Brief:
Retype the data that follows line by line, exactly, and leave its pictures out.

Source excerpt:
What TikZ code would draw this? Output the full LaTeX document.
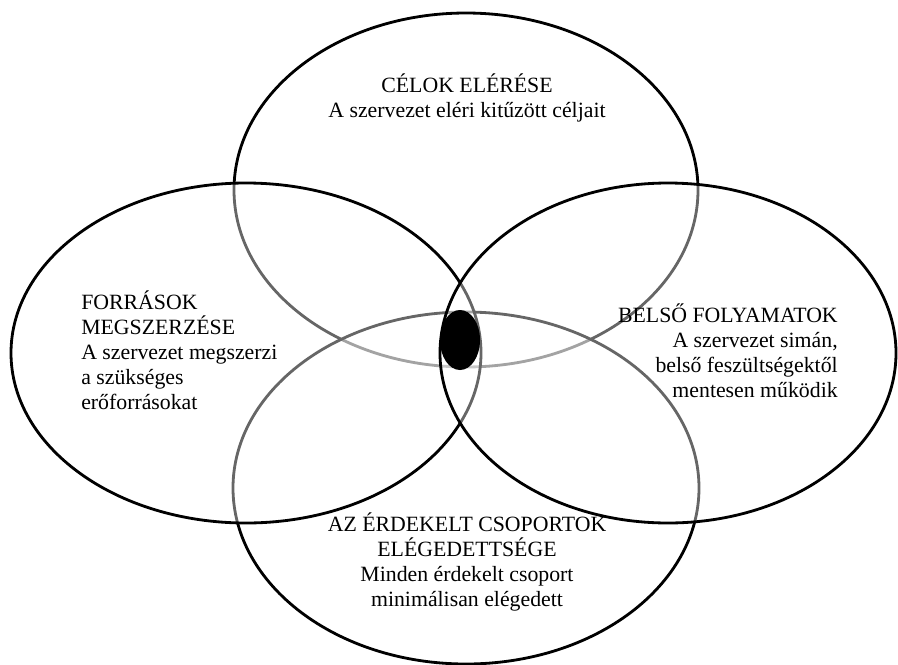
\documentclass[tikz,border=0pt]{standalone}
\usepackage{fontspec}
\setmainfont{Liberation Serif}
\usepackage{tikz}

\tikzset{
    ring/.style={draw=black, line width=2pt, fill=white, fill opacity=0.4},
    blob/.style={fill=black},
    label/.style={inner sep=0pt, font=\fontsize{15.5}{17.7}\selectfont}
}

\begin{document}
\begin{tikzpicture}[x=0.025cm, y=-0.025cm]
    \useasboundingbox (0,0) rectangle (898,664);

    \foreach \cx/\cy/\rx/\ry in {466/190/232/177, 466/488/233/176, 246/353/235/170, 668/353/228/170} {
        \draw[ring] (\cx,\cy) ellipse [x radius=\rx, y radius=\ry];
    }

    \fill[blob] (460,340) ellipse [x radius=20, y radius=30];

    \node[label, align=center] (celok) at (467,98) {CÉLOK ELÉRÉSE\\A szervezet eléri kitűzött céljait};
    \node[label, align=left, anchor=west] (forras) at (81,350) {FORRÁSOK\\MEGSZERZÉSE\\A szervezet megszerzi\\a szükséges\\erőforrásokat};
    \node[label, align=right, anchor=east] (belso) at (838,351) {BELSŐ FOLYAMATOK\\A szervezet simán,\\belső feszültségektől\\mentesen működik};
    \node[label, align=center] (erdek) at (467,562) {AZ ÉRDEKELT CSOPORTOK\\ELÉGEDETTSÉGE\\Minden érdekelt csoport\\minimálisan elégedett};
\end{tikzpicture}
\end{document}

Solution to this exercise:
What TikZ code would draw this? Output the full LaTeX document.
\documentclass[tikz,border=0pt]{standalone}
\usepackage{fontspec}
\setmainfont{Liberation Serif}
\usepackage{tikz}

\tikzset{
    ring/.style={draw=black, line width=2pt, fill=white, fill opacity=0.4},
    blob/.style={fill=black},
    label/.style={inner sep=0pt, font=\fontsize{15.5}{17.7}\selectfont}
}

\begin{document}
\begin{tikzpicture}[x=0.025cm, y=-0.025cm]
    \useasboundingbox (0,0) rectangle (898,664);

    \foreach \cx/\cy/\rx/\ry in {466/190/232/177, 466/488/233/176, 246/353/235/170, 668/353/228/170} {
        \draw[ring] (\cx,\cy) ellipse [x radius=\rx, y radius=\ry];
    }

    \fill[blob] (460,340) ellipse [x radius=20, y radius=30];

    \node[label, align=center] (celok) at (467,98) {CÉLOK ELÉRÉSE\\A szervezet eléri kitűzött céljait};
    \node[label, align=left, anchor=west] (forras) at (81,350) {FORRÁSOK\\MEGSZERZÉSE\\A szervezet megszerzi\\a szükséges\\erőforrásokat};
    \node[label, align=right, anchor=east] (belso) at (838,351) {BELSŐ FOLYAMATOK\\A szervezet simán,\\belső feszültségektől\\mentesen működik};
    \node[label, align=center] (erdek) at (467,562) {AZ ÉRDEKELT CSOPORTOK\\ELÉGEDETTSÉGE\\Minden érdekelt csoport\\minimálisan elégedett};
\end{tikzpicture}
\end{document}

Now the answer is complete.